Di daerah saya semenjak adanya
surat edaran sekda (Sekretaris Daerah) yang terbit akhir tahun lalu,
maka tak ada lagi yang namanya tenaga honorer daerah (honda). Banyak
orang mengistilahkan dengan sebutan 'dirumahkan'. Awalnya saya kira arti
dari 'dirumahkan' itu adalah para honda akan diberi rumah oleh pemerintah.
Yup enak sekali dong, saya saja harus hutang baru bisa punya rumah.
Tapi ternyata arti 'dirumahan' itu adalah dikembalikannya honda ke rumah
masing-masing alias tidak diperkenankan bekerja di instansi pemerintah.
Bahasa lainnya adalah diberhentikan, diputus kontraknya, dan di-PHK.
Edaran tersebut
merupakan tindak lanjut peraturan pemerintah yang melarang adanya
pengangkatan honda sejak enam tahun lalu. Selama masa pelarangan
tersebut ternyata mayoritas (kepala) instansi melanggarnya. Akibatnya,
meskipun di atas kertas dilarang namun kenyataannya muncul ribuan
honda. Dan kenyataan pula tidak ada tindakan baik teguran maupun sanksi
atas pembangkangan ini.
Isi edaran antara lain bahwa
mulai akhir tahun 2011 sudah tidak ada lagi honda.

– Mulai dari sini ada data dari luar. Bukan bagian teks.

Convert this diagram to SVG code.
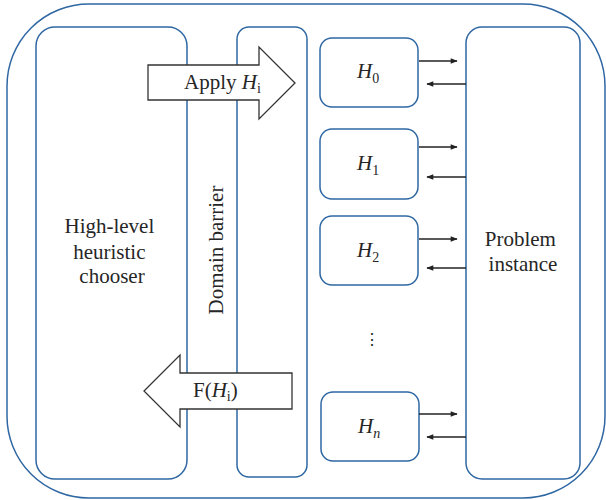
<svg xmlns="http://www.w3.org/2000/svg" width="606" height="500" viewBox="0 0 606 500">
  <style>
    .frame { fill: none; stroke: #2f67a3; stroke-width: 1.5; }
    .box { fill: #ffffff; stroke: #2f67a3; stroke-width: 1.5; }
    .big { fill: #ffffff; stroke: #333333; stroke-width: 1.3; }
    text { font-family: 'Liberation Serif', 'Times New Roman', serif; font-size: 21px; fill: #262626; }
    .it { font-style: italic; }
    .sub { font-size: 14px; }
    .conn { stroke: #222222; stroke-width: 1.6; fill: none; marker-end: url(#ah); }
  </style>
  <defs>
    <marker id="ah" viewBox="0 0 10 10" refX="9" refY="5" markerWidth="9" markerHeight="7" markerUnits="userSpaceOnUse" orient="auto">
      <path d="M0,1 L10,5 L0,9 Z" fill="#222222"/>
    </marker>
  </defs>

  <!-- outer frame -->
  <rect id="outer" class="frame" x="7" y="4" width="598" height="494" rx="82" ry="82"/>

  <!-- heuristic chooser -->
  <g id="chooser">
    <rect class="frame" x="36" y="27" width="151" height="452" rx="19" ry="19"/>
    <text text-anchor="middle">
      <tspan x="112" y="233">High-level</tspan>
      <tspan x="112" y="259">heuristic</tspan>
      <tspan x="112" y="283">chooser</tspan>
    </text>
  </g>

  <!-- domain barrier -->
  <g id="barrier">
    <rect class="frame" x="237" y="27" width="70" height="450" rx="12" ry="12"/>
    <text text-anchor="middle" transform="translate(223,250) rotate(-90)">Domain barrier</text>
  </g>

  <!-- apply arrow -->
  <g id="apply">
    <path class="big" d="M148,65 L259,65 L259,47 L295,83 L259,119 L259,100 L148,100 Z"/>
    <text x="184" y="89">Apply <tspan class="it">H</tspan><tspan class="sub" dy="4">i</tspan></text>
  </g>

  <!-- feedback arrow -->
  <g id="feedback">
    <path class="big" d="M292,373 L180,373 L180,355 L144,391 L180,427 L180,409 L292,409 Z"/>
    <text x="193" y="397">F(<tspan class="it">H</tspan><tspan class="sub" dy="4">i</tspan><tspan dy="-4">)</tspan></text>
  </g>

  <!-- low-level heuristics -->
  <g id="h0">
    <rect class="box" x="320" y="38" width="98" height="69" rx="12" ry="12"/>
    <text x="357" y="78"><tspan class="it">H</tspan><tspan class="sub" dy="5">0</tspan></text>
  </g>
  <g id="h1">
    <rect class="box" x="320" y="129" width="98" height="70" rx="12" ry="12"/>
    <text x="357" y="170"><tspan class="it">H</tspan><tspan class="sub" dy="5">1</tspan></text>
  </g>
  <g id="h2">
    <rect class="box" x="320" y="216" width="98" height="69" rx="12" ry="12"/>
    <text x="357" y="257"><tspan class="it">H</tspan><tspan class="sub" dy="5">2</tspan></text>
  </g>
  <g id="dots">
    <text x="372" y="345" text-anchor="middle" style="font-size:16px">⋮</text>
  </g>
  <g id="hn">
    <rect class="box" x="321" y="392" width="98" height="69" rx="12" ry="12"/>
    <text x="358" y="433"><tspan class="it">H</tspan><tspan class="sub it" dy="5">n</tspan></text>
  </g>

  <!-- problem instance -->
  <g id="problem">
    <rect class="box" x="466" y="27" width="114" height="452" rx="16" ry="16"/>
    <text text-anchor="middle">
      <tspan x="523" y="246">Problem</tspan>
      <tspan x="523" y="271">instance</tspan>
    </text>
  </g>

  <!-- connectors -->
  <g id="connectors">
    <line class="conn" x1="419" y1="61" x2="457" y2="61"/>
    <line class="conn" x1="466" y1="84" x2="427" y2="84"/>
    <line class="conn" x1="419" y1="147" x2="457" y2="147"/>
    <line class="conn" x1="466" y1="177" x2="427" y2="177"/>
    <line class="conn" x1="419" y1="239" x2="457" y2="239"/>
    <line class="conn" x1="466" y1="268" x2="427" y2="268"/>
    <line class="conn" x1="419" y1="414" x2="457" y2="414"/>
    <line class="conn" x1="466" y1="437" x2="427" y2="437"/>
  </g>
</svg>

Apabila ada
masyarakat yang ingin mencari pengalaman kerja di instansi pemerintah
maka disyaratkan untuk mengajukan lamaran dilampiri ijazah dan surat
bebas narkoba. Bagi yang diterima pun tidak lagi menyandang sebagai
honda namun tenaga magang atau wiyata bhakti. Masa magang itu selama
satu tahun tanpa ada perpanjangan. Di akhir magang ia akan diberi surat
keterangan pengalaman kerja, yang mungkin bisa berguna untuk melamar
pekerjaan di tempat lain. Satu lagi perubahan mendasar dalam sistem ini
adalah tidak adanya pemberian honor.
Pertama,
surat edaran dikeluarkan oleh Sekretaris Daerah, jabatan karier
tertinggi PNS di daerah, bukan oleh Bupati, jabatan politik tertinggi
di kabupaten. Padahal bupati pun sebenarnya berwenang. Kenapa? Sebagai
jabatan politik maka segala sikap, tindakan, keputusan, dan sebagainya
dilatarbelakangi kalkulasi politik. Dampak perumahan honda ini luar
biasa dengan melibatkan sejumlah massa yang besar, terdiri dari honda
itu sendiri, keluarga, dan kerabatnya. Politik berhubungan dengan
kekuasaaan. Dalam demokrasi kekuasaan diraih dengan pemilihan. Dan
kemenangan pemilihan diraih dengan mayoritas suara. Dengan meminjam
tangan Sekda maka kemarahan honda langsung kepada bupati pun bisa
diminimalkan.
Kedua, sebagaimana disinggung di muka,
bahwa sebenarnya sejak tahun 2005, tepatnya sejak terbitnya PP Nomor 48
Tahun 2005 tanggal 11 November 2005 telah ada larangan mengangkat
honorer. Beberapa kali bupati (baca: bupati era sebelumnya) mengedarkan
surat larangan pengangkatan honda yang ditujukan kepada seluruh kepala
instansi. Namun nyatanya ribuan honda telah diangkat meskipun tidak
oleh bupati sendiri, yakni terutama oleh kepala sekolah. Dengan kata
lain secara resmi pemda tidak mengakui honda, namun kenyataannya honda
memang ada. Maka komprominya, keberadaan honda tidak dihilangkan begitu
saja namun diganti dengan istilah magang yang tidak dibayar.
Ketiga,
adanya kebijakan ini sebenarnya membawa sisi kebaikan dilihat dari mata
masyarakat awam, terutama yang selama ini tertutup aksesnya terhadap
informasi pemerintah. Kalau boleh menilai, rekrutmen honda yang jamak
terjadi saat ini tidak jelas sama sekali. Tidak ada kualifikasi, tidak
ada pengumuman terbuka untuk khalayak, tidak ada seleksi atau tes
masuk, namun tahu-tahu telah terekrut. Dengan demikian adanya kebijakan
magang ini memberi kesempatan yang sama kepada masyarakat untuk mencari
pengalaman kerja. Jelas, meskipun tidak ada bayarannya, pengalaman
kerja membawa manfaat terutama bagi sarjana-sarjana yang baru lulus
kuliah. Akhirnya mimpi bekerja di instansi pemerintah tidak hanya
melulu menjadi domain anak-anak pejabat, orang kaya, dan tim sukses
yang berjasa dalam pilkada. Memang ini dari kacamata orang non honda,
kalau dari kacamata honda tentu saja akan lain.